On 20nd July,09 A crew of Chinese scientists is planning to conduct an experiment on July 22, for the first time to test how much the controversial theory that gravity drops slightly during a total eclipse is true.
It will take many more months before the final decisionto be made , but scientists are already studying the latest data. The last solar eclipse of the millennium served as a great opportunity to test a phenomenon found by Maurice Allais in 1954. Allais believed that a solar eclipse can affect Earth’s gravity.
The scientists in charge of the experiment have received most of the data. Pendulums were set up in many countries, with some in the path of the eclipse and others not. Some of the early results are interesting.

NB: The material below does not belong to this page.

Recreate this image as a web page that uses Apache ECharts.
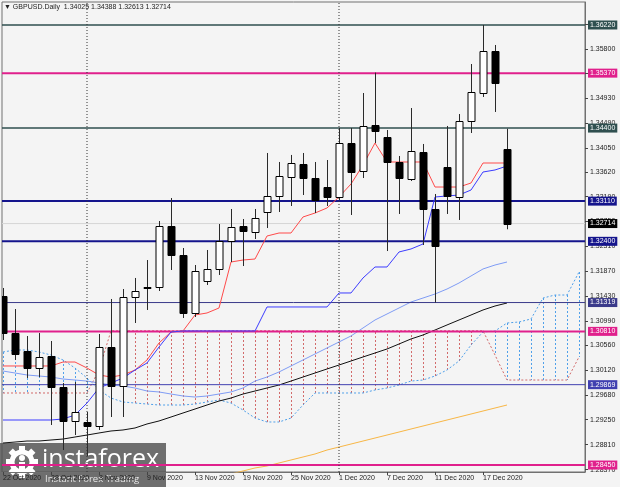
<!DOCTYPE html>
<html><head><meta charset="utf-8">
<script src="https://cdn.jsdelivr.net/npm/echarts@6/dist/echarts.min.js"></script>
<style>html,body{margin:0;padding:0;background:#f4f4f4}#c{width:620px;height:487px}</style>
</head><body><div id="c"></div>
<script>
// ---------------- data ----------------
const dates = ['22 Oct 2020','23 Oct 2020','26 Oct 2020','27 Oct 2020','28 Oct 2020','29 Oct 2020','30 Oct 2020',
 '2 Nov 2020','3 Nov 2020','4 Nov 2020','5 Nov 2020','6 Nov 2020','9 Nov 2020','10 Nov 2020','11 Nov 2020','12 Nov 2020','13 Nov 2020',
 '16 Nov 2020','17 Nov 2020','18 Nov 2020','19 Nov 2020','20 Nov 2020','23 Nov 2020','24 Nov 2020','25 Nov 2020','26 Nov 2020','27 Nov 2020','30 Nov 2020',
 '1 Dec 2020','2 Dec 2020','3 Dec 2020','4 Dec 2020','7 Dec 2020','8 Dec 2020','9 Dec 2020','10 Dec 2020','11 Dec 2020',
 '14 Dec 2020','15 Dec 2020','16 Dec 2020','17 Dec 2020','18 Dec 2020','21 Dec 2020'];
const openP  = [1.31435,1.30781,1.30464,1.30163,1.30375,1.29828,1.29228,1.29210,1.29139,1.30534,1.29846,1.31417,1.31594,1.31594,1.32671,1.32159,1.31135,
 1.31700,1.31912,1.32406,1.32671,1.32565,1.32918,1.33201,1.33536,1.33766,1.33518,1.33359,
 1.33183,1.34136,1.33642,1.34454,1.34242,1.33801,1.33501,1.33978,1.32971,1.33713,1.33183,1.34525,1.35019,1.35761,1.34025];
const highP  = [1.31576,1.31205,1.30728,1.30781,1.30640,1.29898,1.29916,1.29386,1.30764,1.31382,1.31558,1.31753,1.32070,1.32759,1.33165,1.32282,1.31982,
 1.32247,1.32706,1.32971,1.32794,1.32971,1.33960,1.33801,1.33925,1.33960,1.33801,1.33836,
 1.34401,1.34401,1.35019,1.35380,1.34366,1.33907,1.34754,1.34119,1.33236,1.34437,1.34648,1.35531,1.36220,1.35867,1.34388];
const lowP   = [1.30658,1.30305,1.29987,1.30004,1.29157,1.28715,1.28980,1.28609,1.29069,1.29298,1.29298,1.30958,1.31188,1.31523,1.31894,1.31046,1.31064,
 1.31629,1.31806,1.32035,1.31964,1.32441,1.32635,1.32918,1.33024,1.33218,1.32900,1.33024,
 1.33130,1.32865,1.33518,1.34136,1.32229,1.32883,1.33465,1.32335,1.31319,1.32883,1.32777,1.34313,1.34949,1.34684,1.32613];
const closeP = [1.30781,1.30411,1.30163,1.30358,1.29828,1.29228,1.29386,1.29139,1.30534,1.29846,1.31417,1.31523,1.31576,1.32671,1.32159,1.31135,1.31876,
 1.31912,1.32406,1.32653,1.32582,1.32812,1.33201,1.33554,1.33783,1.33518,1.33130,1.33183,
 1.34136,1.33624,1.34437,1.34348,1.33801,1.33518,1.33995,1.32971,1.32318,1.33201,1.34525,1.35037,1.35761,1.35196,1.32714];

const tenkan = [1.30199,1.30199,1.30199,1.30199,1.30199,1.30269,1.30269,1.30163,1.30040,1.30004,1.30040,1.30128,1.30305,1.30605,1.30799,1.30817,1.31099,
 1.31135,1.31223,1.32035,1.32070,1.32088,1.32494,1.32547,1.32547,1.32830,1.32900,1.32989,
 1.33183,1.33412,1.33748,1.34136,1.33801,1.33801,1.33801,1.33801,1.33359,1.33359,1.33359,1.33430,1.33783,1.33783,1.33783];
const kijun  = [1.29245,1.29245,1.29245,1.29245,1.29245,1.29263,1.29333,1.29545,1.29810,1.29898,1.29987,1.30128,1.30252,1.30534,1.30799,1.30817,1.30817,
 1.30817,1.30817,1.30817,1.30817,1.30817,1.31241,1.31241,1.31241,1.31241,1.31241,1.31241,
 1.31488,1.31488,1.31753,1.31947,1.31947,1.32212,1.32265,1.32353,1.33183,1.33201,1.33218,1.33306,1.33624,1.33660,1.33730];
// Senkou spans, drawn 26 bars ahead (49 slots)
const senkouA = [1.30446,1.30481,1.30481,1.30446,1.30393,1.30305,1.30163,1.29987,1.29775,1.29633,1.29563,1.29545,1.29527,1.29510,1.29510,1.29510,1.29527,
 1.29563,1.29598,1.29545,1.29422,1.29280,1.29210,1.29210,1.29280,1.29510,1.29722,1.29722,
 1.29722,1.29722,1.29722,1.29775,1.29810,1.29863,1.29933,1.29951,1.30022,1.30128,1.30287,1.30569,1.30799,1.30817,1.30958,
 1.30976,1.31029,1.31399,1.31452,1.31452,1.31858];
const senkouB = [1.29722,1.29722,1.29722,1.29722,1.29722,1.29722,1.29722,1.29722,1.30128,1.30820,1.30820,1.30820,1.30820,1.30820,1.30820,1.30820,1.30820,
 1.30820,1.30820,1.30820,1.30820,1.30820,1.30820,1.30820,1.30820,1.30820,1.30820,1.30820,
 1.30820,1.30820,1.30820,1.30820,1.30820,1.30820,1.30820,1.30820,1.30820,1.30820,1.30820,1.30820,1.30820,1.30393,1.29951,
 1.29951,1.29951,1.29951,1.29951,1.29951,1.30358];

const maLight = [1.30110,1.30075,1.30040,1.30022,1.30004,1.29969,1.29951,1.29933,1.29898,1.29863,1.29845,1.29810,1.29757,1.29740,1.29704,1.29669,1.29651,
 1.29669,1.29704,1.29740,1.29810,1.29933,1.30004,1.30093,1.30199,1.30305,1.30411,1.30517,
 1.30623,1.30729,1.30870,1.31011,1.31117,1.31223,1.31329,1.31399,1.31470,1.31558,1.31664,1.31788,1.31912,1.31982,1.32035];
const maBlack = [1.28839,1.28856,1.28874,1.28874,1.28892,1.28909,1.28945,1.28980,1.29016,1.29051,1.29069,1.29104,1.29175,1.29228,1.29298,1.29369,1.29439,
 1.29510,1.29580,1.29633,1.29704,1.29757,1.29810,1.29863,1.29933,1.30004,1.30075,1.30146,
 1.30216,1.30287,1.30358,1.30428,1.30499,1.30587,1.30676,1.30746,1.30834,1.30923,1.31011,1.31099,1.31188,1.31258,1.31311];
const maOrange = [null,null,null,null,null,null,null,null,null,null,null,null,null,null,null,null,null,
 1.28186,1.28239,1.28292,1.28345,1.28398,1.28433,1.28486,1.28539,1.28592,1.28645,1.28715,
 1.28768,1.28821,1.28874,1.28927,1.28980,1.29033,1.29086,1.29139,1.29192,1.29245,1.29298,1.29351,1.29404,1.29457,1.29510];

const yTicks = [1.28370,1.28810,1.29250,1.29680,1.30120,1.30560,1.30990,1.31430,1.31870,1.32310,1.32750,1.33190,1.33620,1.34050,1.34490,1.34930,1.35370,1.35800,1.36240];
const xLabelIdx = [0,4,8,12,16,20,24,28,32,36,40];
const levelValues = [1.36220,1.35370,1.34400,1.33110,1.32400,1.31319,1.30810,1.29869,1.28450];
const levelColors = ['#2f4f4f','#e0208c','#2f4f4f','#14148c','#14148c','#3a3a8a','#e0208c','#4040b0','#e0208c'];
const levelWidths = [1.5,2,1.5,2,2,1,2,1,2];
const lastPrice = 1.32714;
const separatorIdx = [7,28];
const titleText = '\u25BC GBPUSD.Daily  1.34025 1.34388 1.32613 1.32714';

// ---------------- chart ----------------
const X_MIN = -1/12, X_MAX = 48.5, Y_MIN = 1.28327, Y_MAX = 1.36626;
const FONT = '"Liberation Sans", Arial, sans-serif';
const chart = echarts.init(document.getElementById('c'));
const series = [];

series.push({
  type:'custom', z:1, clip:true, silent:true,
  data: senkouA.map((a,i)=>[i,a,senkouB[i]]),
  encode:{x:0,y:[1,2]},
  renderItem(params, api){
    const i=api.value(0), a=api.value(1), b=api.value(2);
    const pa=api.coord([i,a]), pb=api.coord([i,b]);
    const x=Math.round(pa[0])+0.5;
    return {type:'line', shape:{x1:x,y1:pa[1],x2:x,y2:pb[1]},
      style:{stroke: b>a ? '#d26a6a' : '#4fa0ea', lineWidth:1, lineDash:[2,2]}};
  }
});
series.push({type:'line', z:2, silent:true, symbol:'none', data: senkouA.map((v,i)=>[i,v]),
  lineStyle:{color:'#4fa0ea', width:1, type:[2,2]}});
series.push({type:'line', z:2, silent:true, symbol:'none', data: senkouB.map((v,i)=>[i,v]),
  lineStyle:{color:'#d26a6a', width:1, type:[2,2]}});

series.push({type:'line', z:2, silent:true, symbol:'none', data: maLight.map((v,i)=>[i,v]), lineStyle:{color:'#7f9cf5', width:1}});
series.push({type:'line', z:2, silent:true, symbol:'none', data: maBlack.map((v,i)=>[i,v]), lineStyle:{color:'#111', width:1}});
series.push({type:'line', z:2, silent:true, symbol:'none', connectNulls:false, data: maOrange.map((v,i)=>[i,v]), lineStyle:{color:'#f7b645', width:1}});

levelValues.forEach((v,k)=>{
  series.push({type:'line', z:3, silent:true, symbol:'none', data:[[X_MIN,v],[X_MAX,v]],
    lineStyle:{color:levelColors[k], width:levelWidths[k]},
    endLabel:{show:true, formatter:v.toFixed(5), backgroundColor:levelColors[k], color:'#fff',
      fontSize:7, fontFamily:FONT, padding:[1,2,1,2], distance:3}});
});
series.push({type:'line', z:2, silent:true, symbol:'none', data:[[X_MIN,lastPrice],[X_MAX,lastPrice]],
  lineStyle:{color:'#d6d6d6', width:1},
  endLabel:{show:true, formatter:lastPrice.toFixed(5), backgroundColor:'#000', color:'#fff',
    fontSize:7, fontFamily:FONT, padding:[1,2,1,2], distance:3}});

separatorIdx.forEach(s=>{
  series.push({type:'line', z:3, silent:true, symbol:'none', data:[[s,Y_MIN],[s,Y_MAX]],
    lineStyle:{color:'#333', width:1, type:[1,2]}});
});

series.push({type:'line', z:4, silent:true, symbol:'none', data: tenkan.map((v,i)=>[i,v]), lineStyle:{color:'#ff4a4a', width:1}});
series.push({type:'line', z:4, silent:true, symbol:'none', data: kijun.map((v,i)=>[i,v]), lineStyle:{color:'#3c3cff', width:1}});

series.push({
  type:'custom', z:6, clip:true, silent:true,
  data: dates.map((d,i)=>[i,openP[i],highP[i],lowP[i],closeP[i]]),
  encode:{x:0,y:[1,2,3,4]},
  renderItem(params, api){
    const i=api.value(0), o=api.value(1), h=api.value(2), l=api.value(3), c=api.value(4);
    const po=api.coord([i,o]), pc=api.coord([i,c]), ph=api.coord([i,h]), pl=api.coord([i,l]);
    const x=Math.round(po[0])+0.5;
    const top=Math.round(Math.min(po[1],pc[1]))+0.5, bot=Math.round(Math.max(po[1],pc[1]))+0.5;
    const up=c>=o;
    return {type:'group', children:[
      {type:'line', shape:{x1:x,y1:ph[1],x2:x,y2:pl[1]}, style:{stroke:'#2a2a2a', lineWidth:1}},
      {type:'rect', shape:{x:x-3.5, y:top, width:7, height:Math.max(bot-top,1)},
        style:{fill: up?'#ffffff':'#000000', stroke:'#000', lineWidth:1}}
    ]};
  }
});

const gear = [];
for(let t=0;t<8;t++){
  gear.push({type:'rect', shape:{x:-3, y:-16, width:6, height:6}, rotation: t*Math.PI/4, x:22, y:19,
    style:{fill:'#ffffff'}});
}
gear.push({type:'circle', shape:{cx:22, cy:19, r:10}, style:{fill:'none', stroke:'#ffffff', lineWidth:5}});
gear.push({type:'circle', shape:{cx:22, cy:15, r:3}, style:{fill:'#ffffff'}});
gear.push({type:'rect', shape:{x:19, y:19, width:6, height:10}, style:{fill:'#ffffff'}});

const option = {
  backgroundColor:'#f4f4f4',
  animation:false,
  grid:{left:2,right:35,top:2,bottom:15,show:true,borderColor:'#707070',borderWidth:1,backgroundColor:'#f4f4f4'},
  xAxis:{type:'value',min:X_MIN,max:X_MAX,splitLine:{show:false},
    axisLine:{show:true,onZero:false,lineStyle:{color:'#707070'}},
    axisTick:{show:true,customValues:xLabelIdx,length:3,lineStyle:{color:'#444'}},
    axisLabel:{customValues:xLabelIdx,formatter:v=>dates[Math.round(v)]||'',align:'left',
      fontSize:7,fontFamily:FONT,color:'#222',margin:3}},
  yAxis:{type:'value',position:'right',min:Y_MIN,max:Y_MAX,splitLine:{show:false},
    axisLine:{show:true,onZero:false,lineStyle:{color:'#707070'}},
    axisTick:{show:true,customValues:yTicks,length:3,lineStyle:{color:'#444'}},
    axisLabel:{customValues:yTicks,formatter:v=>v.toFixed(5),fontSize:7,fontFamily:FONT,color:'#222',margin:5}},
  series,
  graphic:[
    {type:'text', left:4, top:4, z:20, style:{text:titleText, fill:'#222', font:'7px '+FONT}},
    {type:'group', left:0, top:443, z:20, children:[
      {type:'rect', shape:{x:0,y:0,width:166,height:44}, style:{fill:'rgba(80,80,80,0.82)'}},
      ...gear,
      {type:'text', x:42, y:17, style:{text:'instaforex', fill:'#ffffff', font:'25px "Open Sans", sans-serif', verticalAlign:'middle'}},
      {type:'text', x:45, y:36, style:{text:'Instant Forex Trading', fill:'#e6e6e6', font:'9.5px "Open Sans", sans-serif', verticalAlign:'middle'}}
    ]}
  ]
};
chart.setOption(option);
</script>
</body></html>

Pendulums typically swing back and forth as a result of gravity and the rotation of the Earth.
Video cameras taped the pendulum movements before, during and after the solar eclipse. Although no change was viewed in the pendulums outside of the eclipse path, two different sites in Europe revealed exciting results. These researchers, which were inside the path of the eclipse, discovered a change in the pendulum’s path. If the results are correct, then another mystery was just created. Why would gravity change only in the areas under the eclipse’ path?
The results were taken by only looking at the video. The tapes will be studied frame by frame, which will allow scientists to analyze them very closely.
Koczor says much of the data still needs to be analyzed, but the current results have stumped the scientific community. “It’s easy if we see nothing,” Koczor says. But if there’s something there, “it’s a different ball game.”
Now scientists got another chance to observe this phenomenon closely, enough to explain why gravity would change during solar eclipse?
According to a report in New Scientist, geophysicists from the Chinese Academy of Sciences are preparing an unprecedented array of highly sensitive instruments at six sites across the country to take gravity readings during the total eclipse due to pass over southern China on July 22.
The results, which will be analyzed in the coming months, could confirm once and for all that anomalous fluctuations observed during past eclipses are real.
“I’m not really convinced the anomaly exists, but it would be revolutionary if it turned out to be true,” said Chris Duif of Delft University of Technology in The Netherlands.
The team hopes that the vast distance between the sites (roughly 3000 kilometers between the most easterly and westerly stations), as well as the number and diversity of instruments used, will eliminate the chance of instrument error or local atmospheric disturbances.
“If our equipment operates correctly, I believe we have a chance to say the anomaly is true beyond all doubt,” said Tang Keyun, a geophysicist at the Chinese Academy of Sciences.
The opportunity won’t come again soon. At over five minutes, the event will be the longest total solar eclipse predicted for this century.
What’s more, the event will occur when the sun is high in the sky; a time when, according to Tang, any potential gravitational anomaly should be greatest.